KUALA LUMPUR (Feb 4): The FBM KLCI rose 0.81% at mid-morning today, staging a firm technical rebound after having been sold down heavily since the outbreak of the Wuhan virus in China that rattled global equity markets.
At 10am, the FBM KLCI rose 12.58 points to 1,534.53.
Gainers led losers by 451 to 157, while 257 counters traded unchanged. Volume was 759.68 million shares valued at RM378.93 million.
The top gainers included Nestle (M) Bhd, Fraser & Neave Holdings Bhd, Carlsberg Brewery Malaysia Bhd, LPI Capital Bhd, United Plantations Bhd, Heineken Malaysia Bhd, Kuala Lumpur Kepong Bhd, KESM Industries Bhd and Public Bank Bhd.
The actives included AirAsia Group Bhd, mTouche Technologies Bhd, Bumi Armada Bhd, Tiger Synergy Bhd, Alam Maritim Resources Bhd and Mudajaya Group Bhd.

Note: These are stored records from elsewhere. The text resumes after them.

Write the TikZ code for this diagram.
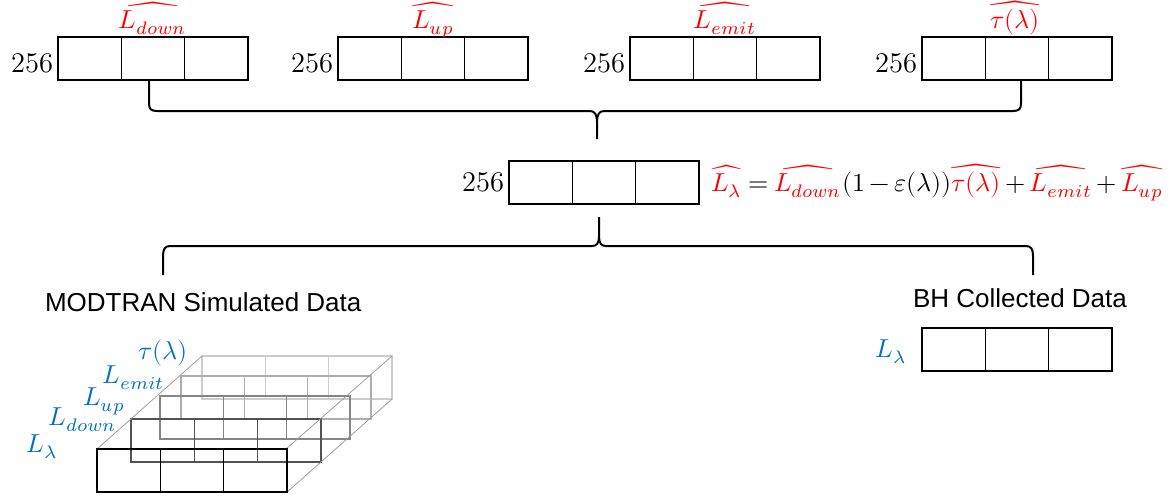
\documentclass[tikz,border=0pt]{standalone}
\usepackage{fontspec}
\usepackage{unicode-math}
\setmathfont{Latin Modern Math}
\setsansfont{Liberation Sans}
\usetikzlibrary{calc}
\definecolor{eqred}{RGB}{255,0,0}
\definecolor{lblue}{RGB}{0,112,192}
\newcommand\threecell[5]{%
 \node[draw=#4, line width=#5, minimum width=76pt, minimum height=17.2pt, inner sep=0pt, outer sep=0pt, anchor=north west] (#1) at (#2,#3) {};
 \draw[#4, line width=#5] ($(#1.north west)!1/3!(#1.north east)$) -- ($(#1.south west)!1/3!(#1.south east)$)
   ($(#1.north west)!2/3!(#1.north east)$) -- ($(#1.south west)!2/3!(#1.south east)$);
}
\tikzset{
  lbl/.style={inner sep=0pt, outer sep=0pt},
  numlbl/.style={lbl, anchor=base east, font=\fontsize{11.4}{13}\selectfont},
  brace/.style={line width=0.8pt, black},
  persp/.style={black!40, line width=0.3pt},
  hatlbl/.style={lbl, text=eqred, anchor=base},
  bluelbl/.style={lbl, text=lblue, anchor=base east},
  sftext/.style={lbl, anchor=base west, font=\fontsize{10.4}{12.5}\selectfont\sffamily}
}
\begin{document}
\begin{tikzpicture}[x=0.4pt,y=-0.4pt, font=\fontsize{10.4}{12.5}\selectfont]
\useasboundingbox (0,0) rectangle (1170,495);

% top row
\threecell{b1}{58}{37}{black}{0.55pt}
\threecell{b2}{338}{37}{black}{0.55pt}
\threecell{b3}{630}{37}{black}{0.55pt}
\threecell{b4}{922}{37}{black}{0.55pt}
\node[numlbl] (n1) at (53,72) {256};
\node[numlbl] (n2) at (333,72) {256};
\node[numlbl] (n3) at (625,72) {256};
\node[numlbl] (n4) at (917,72) {256};
\node[hatlbl] (h1) at (153,28) {$\widehat{L_{down}}$};
\node[hatlbl] (h2) at (433,28) {$\widehat{L_{up}}$};
\node[hatlbl] (h3) at (725,28) {$\widehat{L_{emit}}$};
\node[hatlbl] (h4) at (1015,28) {$\widehat{\tau(\lambda)}$};

% middle
\threecell{m}{509}{161}{black}{0.55pt}
\node[numlbl] (nm) at (504,191) {256};
\node[lbl, anchor=base west] (eq) at (711,191) {\resizebox{180.8pt}{!}{%
\medmuskip=3mu plus 2mu minus 3mu\thickmuskip=4mu plus 3mu$
{\color{eqred}\widehat{L_{\lambda}}} = {\color{eqred}\widehat{L_{down}}}(1-\varepsilon(\lambda)){\color{eqred}\widehat{\tau(\lambda)}} + {\color{eqred}\widehat{L_{emit}}} + {\color{eqred}\widehat{L_{up}}}$}};

% top brace
\coordinate (tl) at (149,81);
\coordinate (tr) at (1021,81);
\coordinate (tt) at (597,139);
\draw[brace] (tl) -- (149,103) .. controls (149,109) and (151,111) .. (157,111) -- (590,111)
  .. controls (595,111) and (597,115) .. (597,122) -- (tt);
\draw[brace] (tr) -- (1021,103) .. controls (1021,109) and (1019,111) .. (1013,111) -- (604,111)
  .. controls (599,111) and (597,115) .. (597,122);

% bottom brace
\coordinate (bt) at (599,217);
\coordinate (bl) at (163,275);
\coordinate (br) at (1033,275);
\draw[brace] (bt) -- (599,236) .. controls (599,243) and (597,246) .. (592,246) -- (170,246)
  .. controls (165,246) and (163,249) .. (163,256) -- (bl);
\draw[brace] (599,236) .. controls (599,243) and (601,246) .. (606,246) -- (1026,246)
  .. controls (1031,246) and (1033,249) .. (1033,256) -- (br);

% captions
\node[sftext] (cap1) at (45,311) {MODTRAN Simulated Data};
\node[sftext] (cap2) at (913,307) {BH Collected Data};

% BH data
\threecell{bh}{922}{328}{black}{0.55pt}
\node[bluelbl] (bhl) at (907,357) {$L_{\lambda}$};

% stacked layers
\threecell{s5}{202}{356}{black!20}{0.45pt}
\threecell{s4}{181}{376}{black!32}{0.45pt}
\threecell{s3}{160}{396}{black!48}{0.45pt}
\threecell{s2}{131}{419}{black!68}{0.5pt}
\draw[persp] (s5.north west) -- (97,449);
\draw[persp] (s5.north east) -- (286,449);
\draw[persp] (s5.south east) -- (286,493);
\threecell{s1}{97}{449}{black}{0.6pt}
\node[bluelbl] (l1) at (58,452) {$L_{\lambda}$};
\node[bluelbl] (l2) at (117,425) {$L_{down}$};
\node[bluelbl] (l3) at (125,405) {$L_{up}$};
\node[bluelbl] (l4) at (165,383) {$L_{emit}$};
\node[bluelbl] (l5) at (188,359) {$\tau(\lambda)$};
\end{tikzpicture}
\end{document}
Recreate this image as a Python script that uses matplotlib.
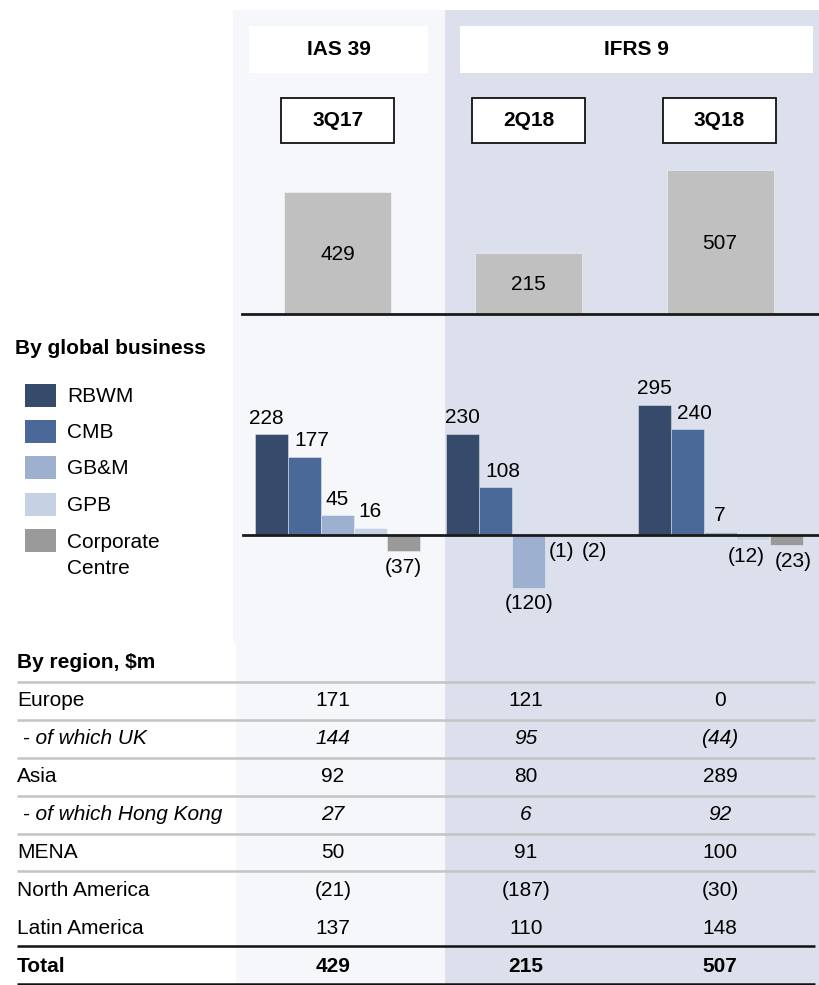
import matplotlib
matplotlib.use("Agg")
import matplotlib.pyplot as plt
from matplotlib.patches import Rectangle

plt.rcParams['font.family'] = ['Liberation Sans', 'DejaVu Sans']

# ---------------- data ----------------
periods = ["3Q17", "2Q18", "3Q18"]
standards = ["IAS 39", "IFRS 9"]
total_pbt = [429, 215, 507]

businesses = ["RBWM", "CMB", "GB&M", "GPB", "Corporate\nCentre"]
rbwm = [228, 230, 295]
cmb = [177, 108, 240]
gbm = [45, -120, 7]
gpb = [16, -1, -12]
corp = [-37, -2, -23]

regions = ["Europe", " - of which UK", "Asia", " - of which Hong Kong", "MENA",
           "North America", "Latin America", "Total"]
reg_3q17 = [171, 144, 92, 27, 50, -21, 137, 429]
reg_2q18 = [121, 95, 80, 6, 91, -187, 110, 215]
reg_3q18 = [0, -44, 289, 92, 100, -30, 148, 507]

# ---------------- style ----------------
W, H = 820, 985
FS = 15
C_LIGHT = "#f6f7fa"
C_DARK = "#dbe0ec"
biz_colors = ["#364b6c", "#4a6999", "#9db0d0", "#c6d1e4", "#9a9a9a"]
C_TOP = "#c0c0c0"
# horizontal nudges (pixels) for bar value labels, per series / period
label_dx = [[-5, 0, 0], [7, 7, 7], [0, 0, 0], [0, 0, -7], [0, 0, 7]]

fig = plt.figure(figsize=(W / 100, H / 100), dpi=100)
bg = fig.add_axes([0, 0, 1, 1])
bg.set_xlim(0, W)
bg.set_ylim(H, 0)
bg.axis("off")

# panels
bg.add_patch(Rectangle((233, 10), 445 - 233, 643 - 10, color=C_LIGHT, lw=0))
bg.add_patch(Rectangle((236, 643), 445 - 236, H - 643, color=C_LIGHT, lw=0))
bg.add_patch(Rectangle((445, 10), W - 445, H - 10, color=C_DARK, lw=0))

# header boxes
bg.add_patch(Rectangle((249, 26), 428 - 249, 47, color="white", lw=0))
bg.add_patch(Rectangle((460, 26), 813 - 460, 47, color="white", lw=0))
bg.text(338.5, 49.5, standards[0], ha="center", va="center", fontsize=FS, fontweight="bold")
bg.text(636.5, 49.5, standards[1], ha="center", va="center", fontsize=FS, fontweight="bold")

centers_px = [338, 529, 719.5]
for cx, p in zip(centers_px, periods):
    bg.add_patch(Rectangle((cx - 56.5, 98), 113, 45, facecolor="white",
                           edgecolor="#111111", lw=1.3))
    bg.text(cx, 120.5, p, ha="center", va="center", fontsize=FS, fontweight="bold")

# ---------------- top bar chart ----------------
X0, X1 = 233, 820
UNIT = 191.25
C0 = 337.5
xlim = ((X0 - C0) / UNIT, (X1 - C0) / UNIT)

def add_axes_px(ytop, ybot):
    ax = fig.add_axes([X0 / W, 1 - ybot / H, (X1 - X0) / W, (ybot - ytop) / H])
    ax.set_xlim(*xlim)
    ax.patch.set_visible(False)
    ax.axis("off")
    return ax

TOP_SCALE = 3.53
ax_top = add_axes_px(150, 313.5)
ax_top.set_ylim(0, (313.5 - 150) * TOP_SCALE)
xs = list(range(len(periods)))
ax_top.bar(xs, total_pbt, width=107 / UNIT, color=C_TOP, edgecolor=(1, 1, 1, 0.5), lw=0.6)
for x, v in zip(xs, total_pbt):
    ax_top.annotate(f"{v}", (x, v / 2), xytext=(0, -1.5), textcoords="offset pixels",
                    ha="center", va="center", fontsize=FS)
ax_top.axhline(0, xmin=(242 - X0) / (X1 - X0), xmax=1, color="#1a1a1a", lw=2, clip_on=False)

# ---------------- by global business ----------------
BOT_SCALE = 2.267
ax_b = add_axes_px(375, 645)
ax_b.set_ylim(-(645 - 535) * BOT_SCALE, (535 - 375) * BOT_SCALE)
bw = 33 / UNIT
series = [rbwm, cmb, gbm, gpb, corp]
for i, (vals, col) in enumerate(zip(series, biz_colors)):
    pos = [x + (i - 2) * bw for x in xs]
    ax_b.bar(pos, vals, width=bw, color=col, edgecolor=(1, 1, 1, 0.45), lw=0.6)
    for j, (px_, v) in enumerate(zip(pos, vals)):
        dx = label_dx[i][j]
        if v >= 0:
            ax_b.annotate(f"{v}", (px_, v), xytext=(dx, 16), textcoords="offset pixels",
                          ha="center", va="center", fontsize=FS)
        else:
            ax_b.annotate(f"({-v})", (px_, v), xytext=(dx, -16), textcoords="offset pixels",
                          ha="center", va="center", fontsize=FS)
ax_b.axhline(0, xmin=(243 - X0) / (X1 - X0), xmax=1, color="#1a1a1a", lw=2, clip_on=False)

# legend
bg.text(15, 348, "By global business", ha="left", va="center", fontsize=FS, fontweight="bold")
leg_y = [395.5, 431.5, 467.5, 504, 540.5]
for y, col, name in zip(leg_y, biz_colors, businesses):
    bg.add_patch(Rectangle((25, y - 11.5), 31, 23, color=col, lw=0))
    if "\n" in name:
        a, b = name.split("\n")
        bg.text(67, y + 1.5, a, ha="left", va="center", fontsize=FS)
        bg.text(67, y + 28.5, b, ha="left", va="center", fontsize=FS)
    else:
        bg.text(67, y + 1.5, name, ha="left", va="center", fontsize=FS)

# ---------------- table ----------------
bg.text(17, 663, "By region, $m", ha="left", va="center", fontsize=FS, fontweight="bold")
row_y = [701, 739, 777, 815, 853, 890, 928, 966]
col_x = [333, 526, 720]
fmt = lambda v: f"({-v})" if v < 0 else f"{v}"
for r, (name, y) in enumerate(zip(regions, row_y)):
    style = "italic" if "of which" in name else "normal"
    weight = "bold" if name == "Total" else "normal"
    bg.text(17, y, name, ha="left", va="center", fontsize=FS, fontstyle=style, fontweight=weight)
    for cx, col in zip(col_x, [reg_3q17, reg_2q18, reg_3q18]):
        bg.text(cx, y, fmt(col[r]), ha="center", va="center", fontsize=FS,
                fontstyle=style, fontweight=weight)

for y in [682, 720, 758, 796, 834, 871]:
    bg.plot([17, 815], [y, y], color="#c4c4c4", lw=1.8, solid_capstyle="butt")
for y in [946, 983.5]:
    bg.plot([17, 815], [y, y], color="#111111", lw=1.8, solid_capstyle="butt")

fig.savefig("out.png", dpi=100)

The decliners included IGB Bhd, Syarikat Takaful Malaysia Keluarga Bhd, Scientex Bhd and Malaysia-listed Hang Seng Index-linked put warrants.
Reuters said a fragile calm gripped Asian shares on Tuesday as investors waited anxiously to see if Beijing could stem the rout in Chinese assets, while oil hit 13-month lows as the coronavirus throttled demand in the world's biggest importer of fuel.
Brent crude futures crashed to US$54.11 a barrel, bringing losses for the year so far to 18%, while US crude sank to US$49.99, it said.
Hong Leong IB Research said although Wall Street managed to rebound mildly yesterday, persisting worries on the Wuhan coronavirus (China's death toll has surpassed SARS outbreak during 2002-2003) could still dampen the stock markets moving forward.
"Nevertheless, traders may still focus on the ongoing reporting season in the US. The Dow's trading range will be set around 28,000-28,800.
"Given the rebound in overnight Wall Street, coupled with the injection of liquidity by PBoC (People's Bank of China) into the markets, we believe it would cushion the downside tone on regional markets and the FBM KLCI could be due for a technical rebound (as ADX [Average Directional Index] component - negative DMI [Directional Movement Index] has surged above 40, suggesting an oversold condition).
"Traders could look out for oversold technology and O&G stocks for trading opportunities," it said.